The movie was 2 hours long and because of its musical nature and lack of serious storyline, this was causing boredom. It would be nice to cut appropriately, making the blending of scenes better and finishing with 1.5 hours of viewing – the rest can go into the DVD extras.
The shorts at the end of the movie – these were the highlight for me… This is not a good thing. I was expecting more of the comedic elements and the ‘Kholi’ character (Nitin Ganatra) was the only one who provided it. The ‘Mother’ character was trying, but it seemed so clichéd, the way she presented the humour.
Though the 4 sisters were quite good looking, there seemed to be a lack of chemistry between them, again, the acting was not quite there – it seemed that it was inappropriate that ‘Jaya’ (Namrata) was favoured by the prospective grooms, over Lalitha (Aiswariya), as from the outfits and general grooming, Aiswariya was at her impeccable best, using her grooming people so well! There was definitely no equality between the sisters and their characters, Lalitha was working on her father’s farm, on a bull cart at the beginning, but then the coherence disappears, as she is then seen in high society parties and never shown to work – the educational backgrounds, e.t.c didn’t show in the character development of the girls!

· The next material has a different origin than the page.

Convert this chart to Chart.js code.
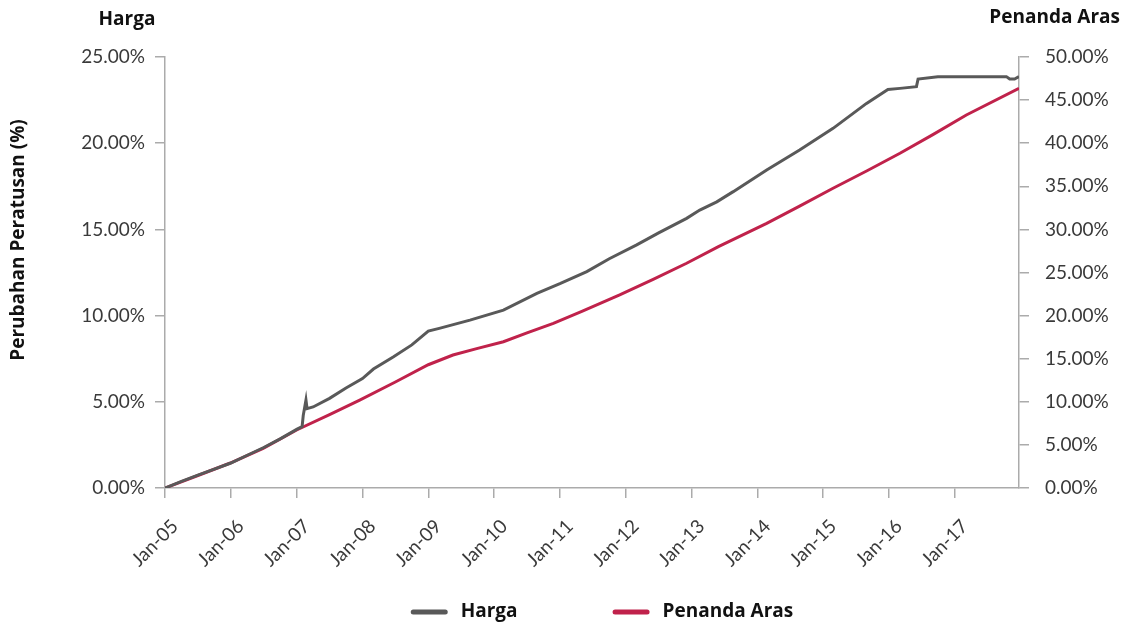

The film just didn’t interweave as smoothly as it could have. The director is trying to enlighten certain audiences about arranged marriages, but unfortunately misses the mark. The characters in the storyline seemed disjointed, which I believe could have been to the script. It would have been more authentic if the actors and actresses could have incorporated not just only English, but also their own mother tongue into the dialogue. I must confess that I did chuckle at the outlandish comical behaviour of the potential groom, played by Nitin Ganatra, and the Mother, (Nadira Babbar).
All in all, my expectations were dashed, as I liked the concept of the film and I am really ‘all for’ Bollywood musicals to be in the mainstream and I really hope that with some clever editing, this film will get a 7/10 from me, in the final silver screen version, releasing on 8th October 2004.